Kevin Hollinrake MP, who co-chairs the All-Party Parliamentary Group on Fair Business Banking, said the US Violation Tracker has become a vital tool for investigative journalism, academia and even regulators to expose misconduct and build a more transparent society.

“The UK is in desperate need of this database to hold finance and big business to account – the Violation Tracker will be watching and wider society will be sitting up and taking note. The Violation Tracker is a welcome catalyst for a change," he said.

Lord Prem Sikka, emeritus professor of accounting at the University of Essex, said people felt helpless in the face of abusive practices.

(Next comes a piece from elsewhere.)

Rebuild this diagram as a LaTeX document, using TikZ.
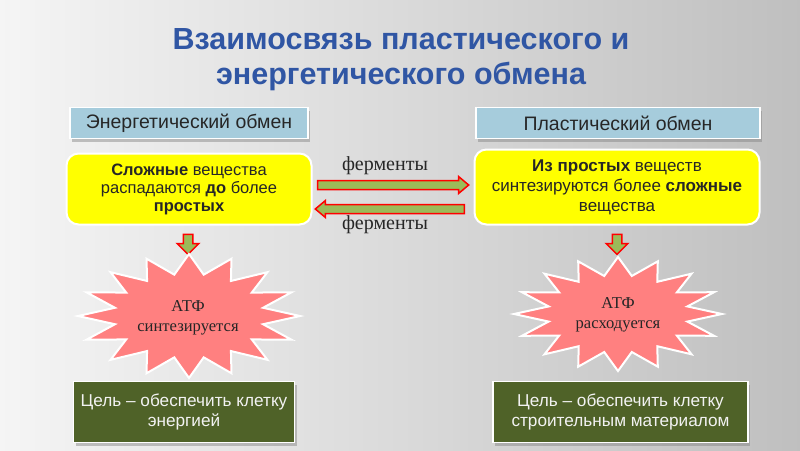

“Now we all have an ally in Violation Tracker. At the click of a mouse, it will lay bare what the abusers don’t want you to know – their history of abuses and anti-social practices. Armed with this, everyone can make informed choices, boycott the abusers and force them to mend their ways,” he said.

The database could become also become a tool for pension scheme members who are given the opportunity to express a preference about shareholder votes via apps such as Tumelo, and for other pension grassroots campaigners like Make My Money Matter.